**Work required:** Take the lines beginning with the one that contains "Generate a web" and ending with the one that contains "const values = [23, 10, 5];", and set them down exactly. Omit all pictures.

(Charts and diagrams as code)

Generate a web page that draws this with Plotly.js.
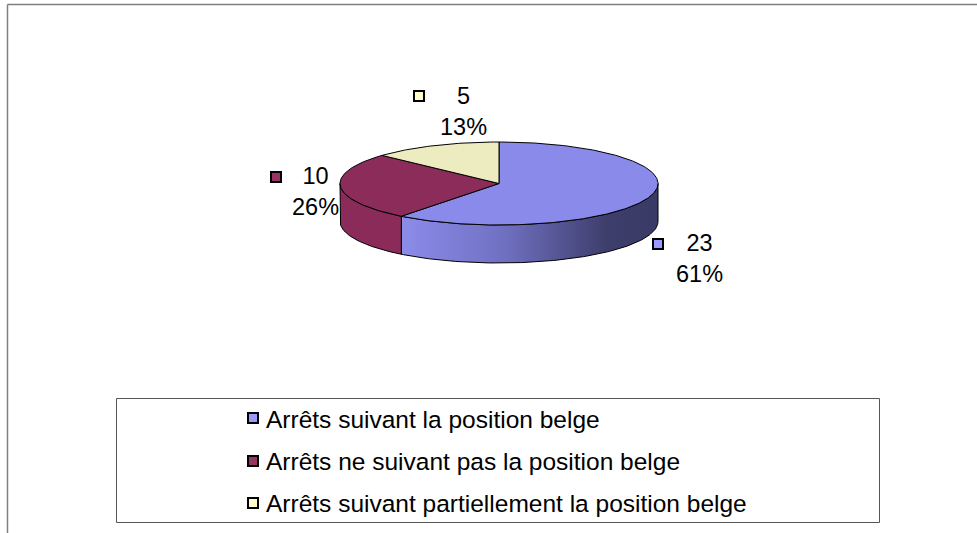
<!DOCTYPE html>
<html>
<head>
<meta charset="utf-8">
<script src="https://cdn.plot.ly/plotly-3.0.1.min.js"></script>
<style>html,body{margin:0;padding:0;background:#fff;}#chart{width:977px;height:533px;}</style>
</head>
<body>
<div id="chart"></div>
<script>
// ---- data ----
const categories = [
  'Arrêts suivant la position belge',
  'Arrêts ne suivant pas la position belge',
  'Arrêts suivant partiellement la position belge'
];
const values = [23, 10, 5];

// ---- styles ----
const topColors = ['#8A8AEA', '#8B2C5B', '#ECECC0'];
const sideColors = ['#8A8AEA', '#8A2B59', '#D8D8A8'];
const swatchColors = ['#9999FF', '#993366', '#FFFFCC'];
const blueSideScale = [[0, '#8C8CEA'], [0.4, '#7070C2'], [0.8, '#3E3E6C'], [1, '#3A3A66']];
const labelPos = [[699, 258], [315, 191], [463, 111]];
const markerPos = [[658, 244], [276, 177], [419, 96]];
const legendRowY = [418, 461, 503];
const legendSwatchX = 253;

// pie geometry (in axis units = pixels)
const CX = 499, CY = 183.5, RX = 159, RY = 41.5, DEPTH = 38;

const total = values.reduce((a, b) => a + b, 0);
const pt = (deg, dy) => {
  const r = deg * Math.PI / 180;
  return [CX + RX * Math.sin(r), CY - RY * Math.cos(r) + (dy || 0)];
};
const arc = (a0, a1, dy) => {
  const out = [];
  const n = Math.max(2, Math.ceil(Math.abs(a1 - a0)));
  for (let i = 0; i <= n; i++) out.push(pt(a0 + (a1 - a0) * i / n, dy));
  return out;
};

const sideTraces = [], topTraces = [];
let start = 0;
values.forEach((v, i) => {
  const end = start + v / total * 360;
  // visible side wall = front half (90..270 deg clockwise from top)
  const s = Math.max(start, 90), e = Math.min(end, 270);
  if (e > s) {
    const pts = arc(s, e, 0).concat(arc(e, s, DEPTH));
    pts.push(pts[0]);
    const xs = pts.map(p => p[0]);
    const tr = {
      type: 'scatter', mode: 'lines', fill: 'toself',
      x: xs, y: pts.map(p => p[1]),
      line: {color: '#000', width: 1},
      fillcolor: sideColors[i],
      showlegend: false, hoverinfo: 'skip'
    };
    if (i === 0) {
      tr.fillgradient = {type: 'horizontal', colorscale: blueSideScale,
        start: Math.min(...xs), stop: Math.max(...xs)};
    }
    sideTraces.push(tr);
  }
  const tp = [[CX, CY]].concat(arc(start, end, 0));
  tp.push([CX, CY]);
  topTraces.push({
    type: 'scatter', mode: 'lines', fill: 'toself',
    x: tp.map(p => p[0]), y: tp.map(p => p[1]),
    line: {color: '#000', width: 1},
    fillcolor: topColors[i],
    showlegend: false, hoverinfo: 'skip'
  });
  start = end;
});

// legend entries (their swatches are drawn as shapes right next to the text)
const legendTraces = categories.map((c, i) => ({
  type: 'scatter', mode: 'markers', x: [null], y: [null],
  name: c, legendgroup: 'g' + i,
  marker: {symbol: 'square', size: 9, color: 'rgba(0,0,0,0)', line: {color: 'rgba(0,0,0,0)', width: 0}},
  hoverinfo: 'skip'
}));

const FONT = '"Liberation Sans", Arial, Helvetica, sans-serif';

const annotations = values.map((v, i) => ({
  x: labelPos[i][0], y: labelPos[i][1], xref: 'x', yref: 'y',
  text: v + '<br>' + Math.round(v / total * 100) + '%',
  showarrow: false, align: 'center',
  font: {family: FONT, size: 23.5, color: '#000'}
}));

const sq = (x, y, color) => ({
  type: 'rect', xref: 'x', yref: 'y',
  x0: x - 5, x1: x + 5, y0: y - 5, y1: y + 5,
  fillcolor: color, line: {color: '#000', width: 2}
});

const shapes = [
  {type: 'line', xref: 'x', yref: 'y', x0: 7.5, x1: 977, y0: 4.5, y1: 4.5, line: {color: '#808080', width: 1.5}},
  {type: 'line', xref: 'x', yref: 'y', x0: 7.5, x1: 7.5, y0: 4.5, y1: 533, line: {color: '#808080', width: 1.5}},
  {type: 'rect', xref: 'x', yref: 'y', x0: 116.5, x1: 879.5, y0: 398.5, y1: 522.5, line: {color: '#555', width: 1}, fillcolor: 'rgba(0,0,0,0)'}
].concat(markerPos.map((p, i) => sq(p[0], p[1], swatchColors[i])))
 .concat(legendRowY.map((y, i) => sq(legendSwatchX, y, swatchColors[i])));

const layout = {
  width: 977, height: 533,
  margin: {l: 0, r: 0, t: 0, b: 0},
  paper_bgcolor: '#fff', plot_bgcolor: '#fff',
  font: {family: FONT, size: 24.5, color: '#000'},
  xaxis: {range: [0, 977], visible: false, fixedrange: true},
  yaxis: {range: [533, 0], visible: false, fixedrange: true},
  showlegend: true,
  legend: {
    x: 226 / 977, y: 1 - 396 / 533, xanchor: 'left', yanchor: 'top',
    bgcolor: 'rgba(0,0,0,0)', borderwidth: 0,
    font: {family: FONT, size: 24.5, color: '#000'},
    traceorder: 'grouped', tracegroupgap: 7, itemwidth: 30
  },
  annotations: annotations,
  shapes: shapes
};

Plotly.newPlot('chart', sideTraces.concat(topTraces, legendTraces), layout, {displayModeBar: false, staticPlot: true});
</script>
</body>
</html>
--
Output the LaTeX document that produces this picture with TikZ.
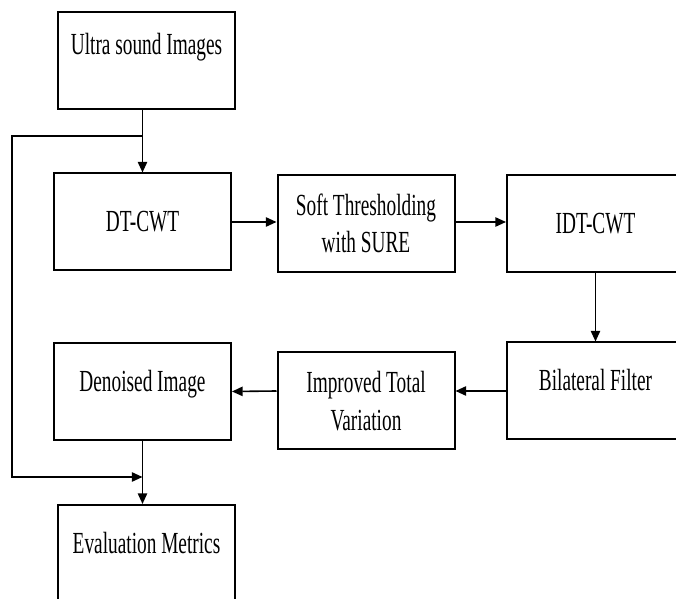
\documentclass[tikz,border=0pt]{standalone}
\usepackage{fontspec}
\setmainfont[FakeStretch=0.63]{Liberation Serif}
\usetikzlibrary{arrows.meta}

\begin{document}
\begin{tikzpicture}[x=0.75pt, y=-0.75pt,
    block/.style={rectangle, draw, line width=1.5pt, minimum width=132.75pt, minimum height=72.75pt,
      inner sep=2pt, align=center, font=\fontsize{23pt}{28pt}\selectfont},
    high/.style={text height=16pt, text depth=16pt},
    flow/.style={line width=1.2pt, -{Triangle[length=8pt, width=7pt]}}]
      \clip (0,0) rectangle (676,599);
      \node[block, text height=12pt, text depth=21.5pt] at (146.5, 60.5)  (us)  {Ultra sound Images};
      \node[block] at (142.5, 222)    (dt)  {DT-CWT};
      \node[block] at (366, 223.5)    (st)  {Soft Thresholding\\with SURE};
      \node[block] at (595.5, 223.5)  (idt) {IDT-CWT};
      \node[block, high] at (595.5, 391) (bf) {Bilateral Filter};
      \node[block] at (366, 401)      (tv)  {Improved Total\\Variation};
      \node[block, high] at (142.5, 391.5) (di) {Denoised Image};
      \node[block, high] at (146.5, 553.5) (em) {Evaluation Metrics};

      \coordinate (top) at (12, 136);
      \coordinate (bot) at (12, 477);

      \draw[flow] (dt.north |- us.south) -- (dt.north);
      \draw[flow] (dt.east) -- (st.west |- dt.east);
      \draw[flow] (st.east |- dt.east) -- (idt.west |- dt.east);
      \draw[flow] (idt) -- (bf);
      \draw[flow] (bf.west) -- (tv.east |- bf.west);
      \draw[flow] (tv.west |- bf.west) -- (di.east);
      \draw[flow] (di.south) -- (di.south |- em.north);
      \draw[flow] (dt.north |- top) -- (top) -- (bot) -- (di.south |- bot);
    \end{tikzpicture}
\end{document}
* * *
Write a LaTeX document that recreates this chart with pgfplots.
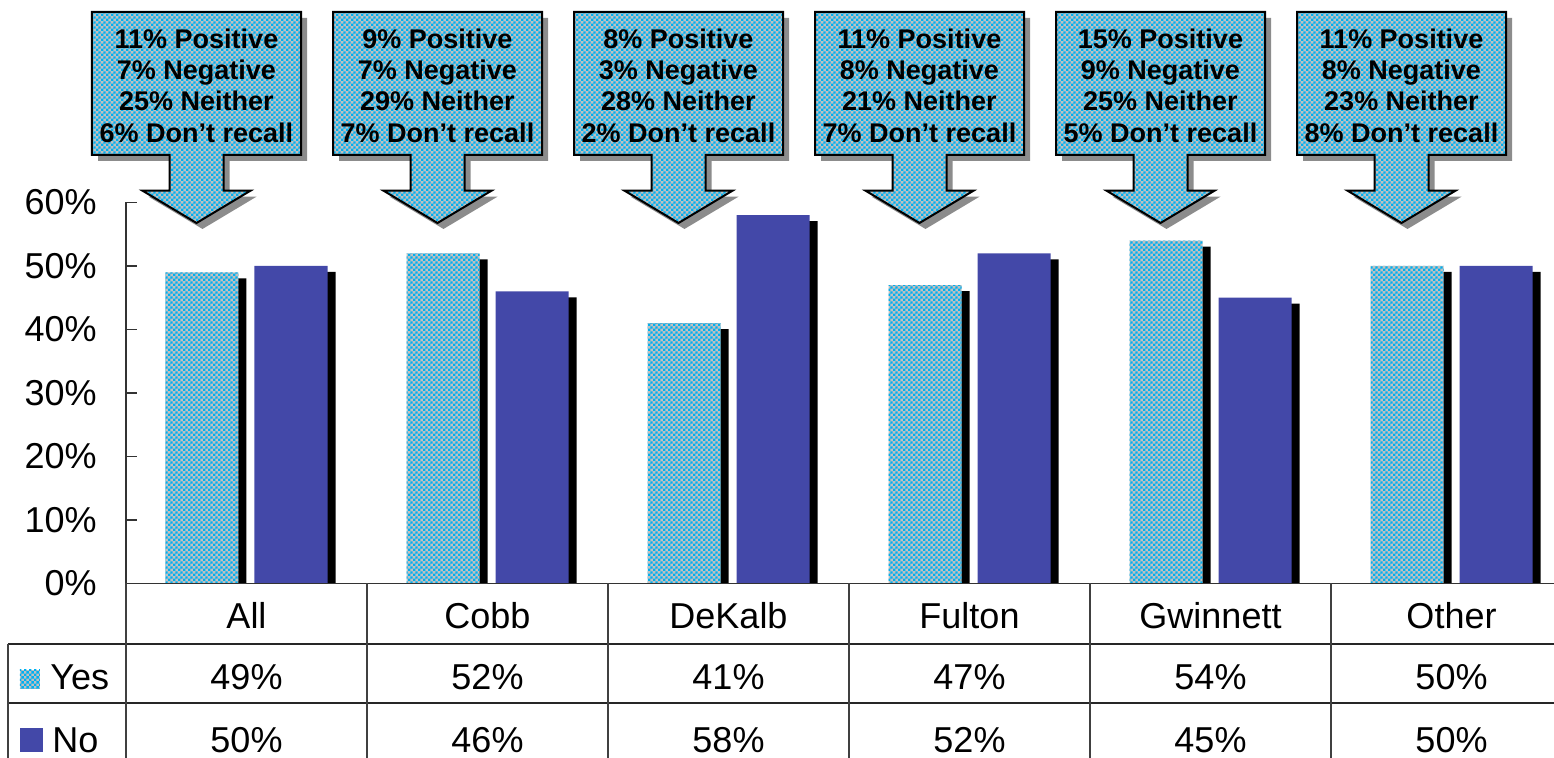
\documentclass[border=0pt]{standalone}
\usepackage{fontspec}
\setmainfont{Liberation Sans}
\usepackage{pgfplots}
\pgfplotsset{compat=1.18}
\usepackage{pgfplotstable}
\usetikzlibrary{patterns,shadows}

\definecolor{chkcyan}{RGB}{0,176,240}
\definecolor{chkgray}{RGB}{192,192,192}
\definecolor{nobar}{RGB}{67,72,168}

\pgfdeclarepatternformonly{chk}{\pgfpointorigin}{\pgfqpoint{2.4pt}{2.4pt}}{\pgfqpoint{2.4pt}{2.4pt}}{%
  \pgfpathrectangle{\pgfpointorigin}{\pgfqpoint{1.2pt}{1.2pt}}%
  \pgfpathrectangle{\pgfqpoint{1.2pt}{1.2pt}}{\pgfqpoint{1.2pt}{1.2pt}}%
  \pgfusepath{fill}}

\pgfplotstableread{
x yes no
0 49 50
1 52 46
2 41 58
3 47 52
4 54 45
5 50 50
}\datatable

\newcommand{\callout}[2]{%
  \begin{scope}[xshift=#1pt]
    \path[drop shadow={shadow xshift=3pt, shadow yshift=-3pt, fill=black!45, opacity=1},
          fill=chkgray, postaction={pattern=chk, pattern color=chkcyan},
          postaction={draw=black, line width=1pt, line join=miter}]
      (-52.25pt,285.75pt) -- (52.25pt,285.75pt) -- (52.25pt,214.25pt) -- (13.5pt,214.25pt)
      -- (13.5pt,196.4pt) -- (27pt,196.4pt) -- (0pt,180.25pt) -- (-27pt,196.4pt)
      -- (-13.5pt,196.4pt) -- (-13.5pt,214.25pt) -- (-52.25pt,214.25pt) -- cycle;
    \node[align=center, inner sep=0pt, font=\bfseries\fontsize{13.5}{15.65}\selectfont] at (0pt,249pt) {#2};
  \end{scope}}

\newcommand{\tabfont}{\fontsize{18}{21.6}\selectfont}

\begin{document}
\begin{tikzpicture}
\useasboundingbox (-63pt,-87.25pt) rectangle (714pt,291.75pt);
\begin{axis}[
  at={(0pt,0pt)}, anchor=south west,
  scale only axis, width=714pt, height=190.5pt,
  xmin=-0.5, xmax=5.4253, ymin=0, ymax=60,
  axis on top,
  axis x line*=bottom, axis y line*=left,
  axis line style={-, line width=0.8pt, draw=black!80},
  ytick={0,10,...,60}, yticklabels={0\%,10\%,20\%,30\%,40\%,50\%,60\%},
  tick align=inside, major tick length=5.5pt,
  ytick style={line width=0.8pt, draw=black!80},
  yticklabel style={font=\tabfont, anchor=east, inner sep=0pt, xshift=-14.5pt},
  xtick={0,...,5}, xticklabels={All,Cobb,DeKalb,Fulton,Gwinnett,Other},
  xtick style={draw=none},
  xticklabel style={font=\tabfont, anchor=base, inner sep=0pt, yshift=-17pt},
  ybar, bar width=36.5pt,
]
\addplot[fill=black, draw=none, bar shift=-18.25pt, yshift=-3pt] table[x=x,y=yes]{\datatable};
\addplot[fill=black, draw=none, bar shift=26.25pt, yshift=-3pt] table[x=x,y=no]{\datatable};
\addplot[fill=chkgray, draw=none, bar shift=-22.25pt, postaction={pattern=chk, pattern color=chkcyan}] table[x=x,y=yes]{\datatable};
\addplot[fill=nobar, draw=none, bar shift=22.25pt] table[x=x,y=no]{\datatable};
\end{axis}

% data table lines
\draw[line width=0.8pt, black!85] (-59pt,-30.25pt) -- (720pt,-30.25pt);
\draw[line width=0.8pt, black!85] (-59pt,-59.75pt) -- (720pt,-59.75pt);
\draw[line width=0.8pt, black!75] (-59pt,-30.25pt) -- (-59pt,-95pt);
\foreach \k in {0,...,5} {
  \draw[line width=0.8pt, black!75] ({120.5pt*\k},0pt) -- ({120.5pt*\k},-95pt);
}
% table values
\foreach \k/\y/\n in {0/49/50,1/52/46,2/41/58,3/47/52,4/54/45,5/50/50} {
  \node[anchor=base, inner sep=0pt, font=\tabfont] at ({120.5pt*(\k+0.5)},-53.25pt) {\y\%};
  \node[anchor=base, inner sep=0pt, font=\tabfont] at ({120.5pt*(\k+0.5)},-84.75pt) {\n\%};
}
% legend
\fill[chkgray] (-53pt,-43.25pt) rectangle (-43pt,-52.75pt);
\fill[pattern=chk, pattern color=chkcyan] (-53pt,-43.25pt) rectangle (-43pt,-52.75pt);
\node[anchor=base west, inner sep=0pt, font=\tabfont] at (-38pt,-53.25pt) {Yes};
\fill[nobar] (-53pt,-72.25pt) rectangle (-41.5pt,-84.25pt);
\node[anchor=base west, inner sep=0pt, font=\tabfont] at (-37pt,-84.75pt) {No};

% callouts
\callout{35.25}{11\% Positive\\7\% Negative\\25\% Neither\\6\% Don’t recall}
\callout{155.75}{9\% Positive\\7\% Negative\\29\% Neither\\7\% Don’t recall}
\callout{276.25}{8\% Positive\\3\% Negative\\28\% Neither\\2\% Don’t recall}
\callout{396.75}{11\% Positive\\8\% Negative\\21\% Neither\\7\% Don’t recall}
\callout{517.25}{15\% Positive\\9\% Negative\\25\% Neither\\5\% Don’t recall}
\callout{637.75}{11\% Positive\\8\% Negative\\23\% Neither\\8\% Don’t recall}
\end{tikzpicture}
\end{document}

**Output below:**
Generate a web page that draws this with Plotly.js.
<!DOCTYPE html>
<html>
<head>
<meta charset="utf-8">
<script src="https://cdn.plot.ly/plotly-3.0.1.min.js"></script>
<style>html,body{margin:0;padding:0;background:#fff;}#chart{width:977px;height:533px;}</style>
</head>
<body>
<div id="chart"></div>
<script>
// ---- data ----
const categories = [
  'Arrêts suivant la position belge',
  'Arrêts ne suivant pas la position belge',
  'Arrêts suivant partiellement la position belge'
];
const values = [23, 10, 5];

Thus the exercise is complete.